Long Term Investing Advantages

Long Term Investing Advantages

There are so many ways to invest for your financial future. Most take the passive approach buying shares in publicly traded companies, mutual funds or ETFs and go do other things with their lives. Others prefer a more active approach where they feel more in control of their destiny such as rental properties. Others choose to diversify in both buckets.
There are so many options, there are thousands of publicly traded companies, thousands of mutual funds and ETFs and even more private company options opening up to everyday investors. The only consistent formula every investor needs is to focus on long-term investing.

Long term investing increases your chance of hitting your financial goal whether saving for a home or saving for retirement. The longer your investing horizon the more time you have to make up for mistakes along the way. Here are 9 reasons why.

1. Reduced Emotional Response

If you are investing for 10, 20, 30 or more years you should not be watching the markets on a daily basis and remove yourself from the emotional response of watching markets daily fluctuations. For long term investing if you find a great business and you are able to buy it at a reasonable valuation the daily stock ticker should not matter to you, your focus should be on the fundamentals of the business and adjusting your outlook based on the changing economic environment.

2. Overtime the best businesses rise in value

Any given day is probably a coin flip on if the share price will be up or down. But a great business executing their business model is almost guaranteed to be worth more a decade from now.

3. Let compounding thrive

The longer you hold onto a growing investment (stock, real estate, mutual fund, etc.) the more compound growth you can achieve. When you are accumulating wealth you should reinvest dividends, interest and rental checks into more wealth building assets since this is how compounding wealth shines. For example a 3% dividend reinvested will double your investment in about 10 years assuming no change in the companies share price.

4. Long Term investing is easy

Anyone kind find several great companies to buy or pieces of real estate to own and hold onto them for 10, 20, 50 years. You may not do as well as Warren Buffett but you will definitely do better than 90% of active traders with a lot less stress and hassle.
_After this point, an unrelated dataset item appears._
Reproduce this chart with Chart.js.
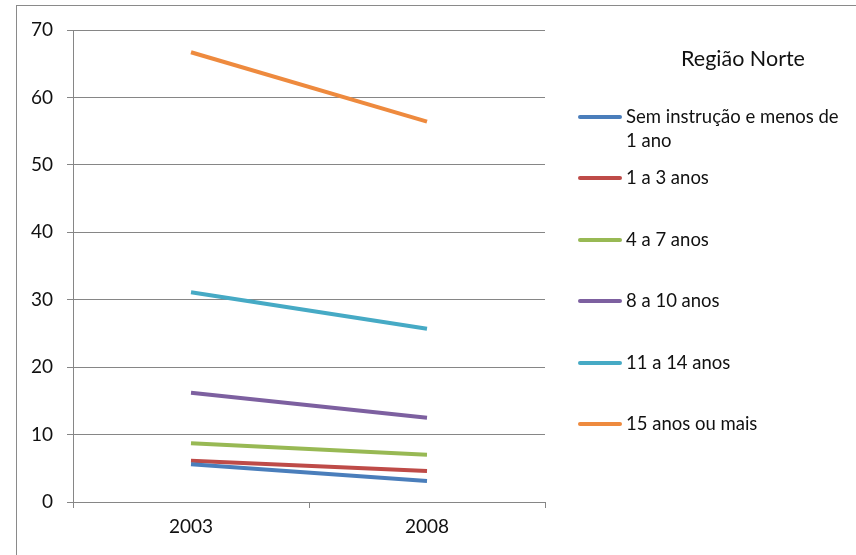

5. I like to sleep soundly at night

Without having to worry about how the market is do tomorrow or next week I can sleep like a baby every night.
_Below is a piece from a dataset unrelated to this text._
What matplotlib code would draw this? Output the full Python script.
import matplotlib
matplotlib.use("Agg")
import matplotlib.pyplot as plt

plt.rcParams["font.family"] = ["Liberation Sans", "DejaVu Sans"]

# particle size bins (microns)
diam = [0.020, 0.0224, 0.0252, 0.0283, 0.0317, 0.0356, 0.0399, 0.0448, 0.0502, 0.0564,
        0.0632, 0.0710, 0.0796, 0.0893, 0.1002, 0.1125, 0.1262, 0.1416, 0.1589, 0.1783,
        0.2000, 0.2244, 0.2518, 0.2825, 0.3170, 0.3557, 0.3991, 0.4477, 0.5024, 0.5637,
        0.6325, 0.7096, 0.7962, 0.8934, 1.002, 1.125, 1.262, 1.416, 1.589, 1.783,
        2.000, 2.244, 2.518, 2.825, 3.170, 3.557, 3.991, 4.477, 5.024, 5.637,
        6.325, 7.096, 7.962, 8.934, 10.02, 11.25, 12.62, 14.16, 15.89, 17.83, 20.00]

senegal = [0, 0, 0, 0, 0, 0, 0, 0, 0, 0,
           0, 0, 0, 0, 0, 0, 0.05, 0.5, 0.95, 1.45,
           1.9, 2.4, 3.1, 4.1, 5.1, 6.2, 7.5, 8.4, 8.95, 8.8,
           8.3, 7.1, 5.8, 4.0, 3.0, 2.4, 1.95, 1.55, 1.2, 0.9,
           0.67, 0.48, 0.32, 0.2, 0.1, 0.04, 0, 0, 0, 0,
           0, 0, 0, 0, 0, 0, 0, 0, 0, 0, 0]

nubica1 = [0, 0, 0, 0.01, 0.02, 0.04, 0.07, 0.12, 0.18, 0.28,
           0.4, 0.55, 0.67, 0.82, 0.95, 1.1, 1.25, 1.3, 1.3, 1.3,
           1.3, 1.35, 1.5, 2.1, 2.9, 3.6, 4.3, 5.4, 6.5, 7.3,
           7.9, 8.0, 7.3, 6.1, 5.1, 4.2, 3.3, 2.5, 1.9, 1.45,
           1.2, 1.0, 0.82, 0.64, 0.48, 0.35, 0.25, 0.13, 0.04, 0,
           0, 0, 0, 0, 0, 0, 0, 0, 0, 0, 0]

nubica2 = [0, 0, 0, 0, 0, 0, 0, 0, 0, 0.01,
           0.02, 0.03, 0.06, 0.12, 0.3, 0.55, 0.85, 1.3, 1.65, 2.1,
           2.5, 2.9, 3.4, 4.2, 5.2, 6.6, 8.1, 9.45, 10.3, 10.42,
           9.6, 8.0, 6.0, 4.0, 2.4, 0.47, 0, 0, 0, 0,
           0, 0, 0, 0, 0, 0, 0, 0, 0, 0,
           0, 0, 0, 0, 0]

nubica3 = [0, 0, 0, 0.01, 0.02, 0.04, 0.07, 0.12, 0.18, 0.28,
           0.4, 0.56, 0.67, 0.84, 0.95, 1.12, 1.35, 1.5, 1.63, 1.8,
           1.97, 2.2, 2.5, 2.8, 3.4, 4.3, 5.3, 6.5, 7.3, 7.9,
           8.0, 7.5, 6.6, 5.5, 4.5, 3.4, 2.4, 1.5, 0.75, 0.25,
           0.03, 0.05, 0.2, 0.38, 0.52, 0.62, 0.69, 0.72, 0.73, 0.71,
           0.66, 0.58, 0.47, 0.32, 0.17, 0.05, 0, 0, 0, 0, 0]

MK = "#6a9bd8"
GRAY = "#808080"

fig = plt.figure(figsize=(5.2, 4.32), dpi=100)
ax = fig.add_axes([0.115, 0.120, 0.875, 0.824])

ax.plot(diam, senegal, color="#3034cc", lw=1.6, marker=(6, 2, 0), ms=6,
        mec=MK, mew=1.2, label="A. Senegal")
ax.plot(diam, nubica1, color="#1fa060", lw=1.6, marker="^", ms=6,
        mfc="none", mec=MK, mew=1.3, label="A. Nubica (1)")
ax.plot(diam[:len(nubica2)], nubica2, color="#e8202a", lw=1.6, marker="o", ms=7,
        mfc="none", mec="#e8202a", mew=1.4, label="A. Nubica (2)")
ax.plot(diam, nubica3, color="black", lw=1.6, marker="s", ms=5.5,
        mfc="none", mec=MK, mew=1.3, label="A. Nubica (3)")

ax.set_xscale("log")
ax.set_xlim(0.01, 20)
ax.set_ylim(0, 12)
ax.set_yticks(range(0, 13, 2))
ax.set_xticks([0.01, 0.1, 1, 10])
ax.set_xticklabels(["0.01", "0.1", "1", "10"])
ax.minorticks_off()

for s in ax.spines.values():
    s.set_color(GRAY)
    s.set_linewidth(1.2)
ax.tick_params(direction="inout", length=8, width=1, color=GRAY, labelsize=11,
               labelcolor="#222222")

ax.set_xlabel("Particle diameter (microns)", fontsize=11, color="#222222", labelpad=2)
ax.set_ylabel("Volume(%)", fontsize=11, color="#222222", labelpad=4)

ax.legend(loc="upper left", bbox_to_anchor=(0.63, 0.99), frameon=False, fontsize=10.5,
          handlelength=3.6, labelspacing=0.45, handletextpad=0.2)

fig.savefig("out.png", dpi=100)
6. The time to correct investing mistakes

We all make mistakes however short term traders have very little time to adjust strategies to continue to earn their required rates of return.
While with a portfolio of save 20 great businesses, if 1 or 2 fall on hard times you will not destroy your long term financial future since you still have 18 great business working to grow your wealth. Avoid hoping things work out and take the long term approach.

7. No one likes paying taxes

The highest paid taxes are short term investors. By holding for just a year you reduce the tax burden from original income rates to 20% long term capital gains rates. The beauty of long term investing is you do not pay capital gains tax until you sell. So holding a stock for 20 years has 20 year tax advantage to someone buying and selling stock held for 1 year. Investing in the right companies the tax saving is huge and could result in hundreds of thousands of dollars of difference.

8. Commission matter less
A $10 or more commission paid once per decade hardly matters at all. Where a $10 commission paid daily, hourly, etc. takes a huge chunk on your potential return.

9. Less investment risk

Short term traders by and large have been proven to miss the most important market movements. If the market action scares you out of your investments and you fail to get back in for the 10 biggest moves in a decade could have you under performing the SP 500 index by hundreds of percentage points.
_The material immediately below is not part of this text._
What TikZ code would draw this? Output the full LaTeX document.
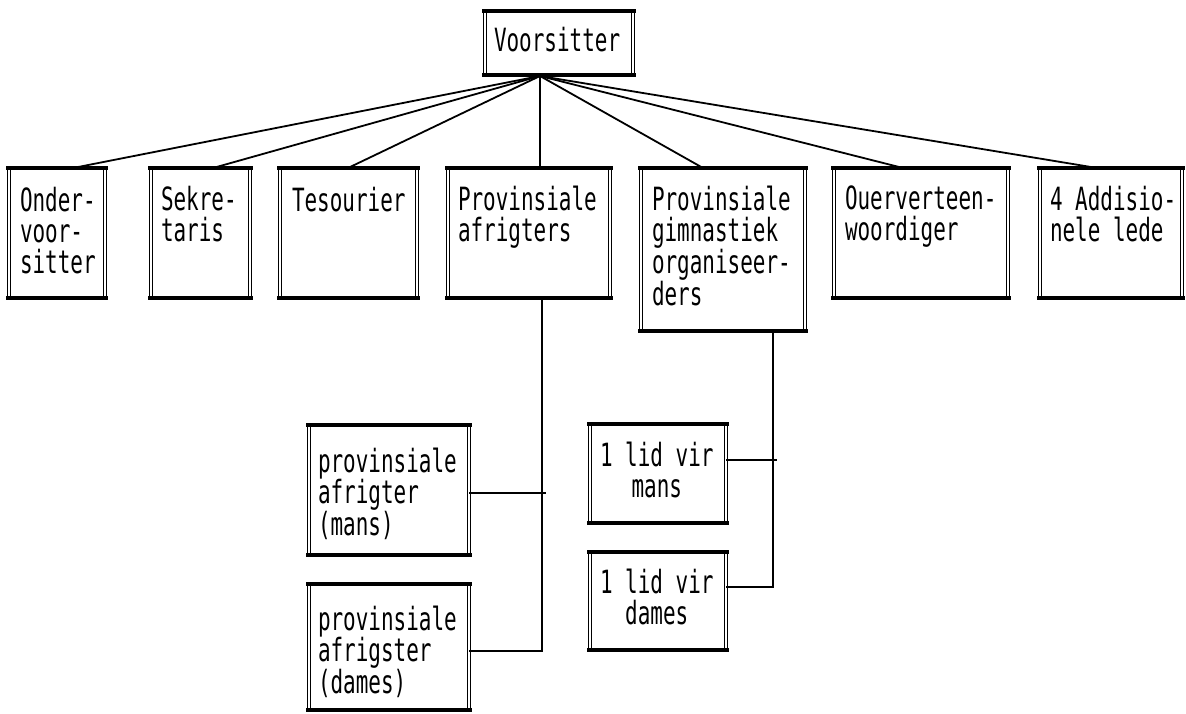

Hopefully you have enjoyed this Financial Literacy series. Get out there and improve your financial future.

Disclosure: I wrote this article myself, and it expresses my own opinions. I have no business relationship with any company whose stock is mentioned in this article. The information provided should NOT be considered advice. The topics discussed are risky and have the potential to lose a substantial amount. I am not an investment professional and therefore do not offer individual financial advice. Please do your own research before investing.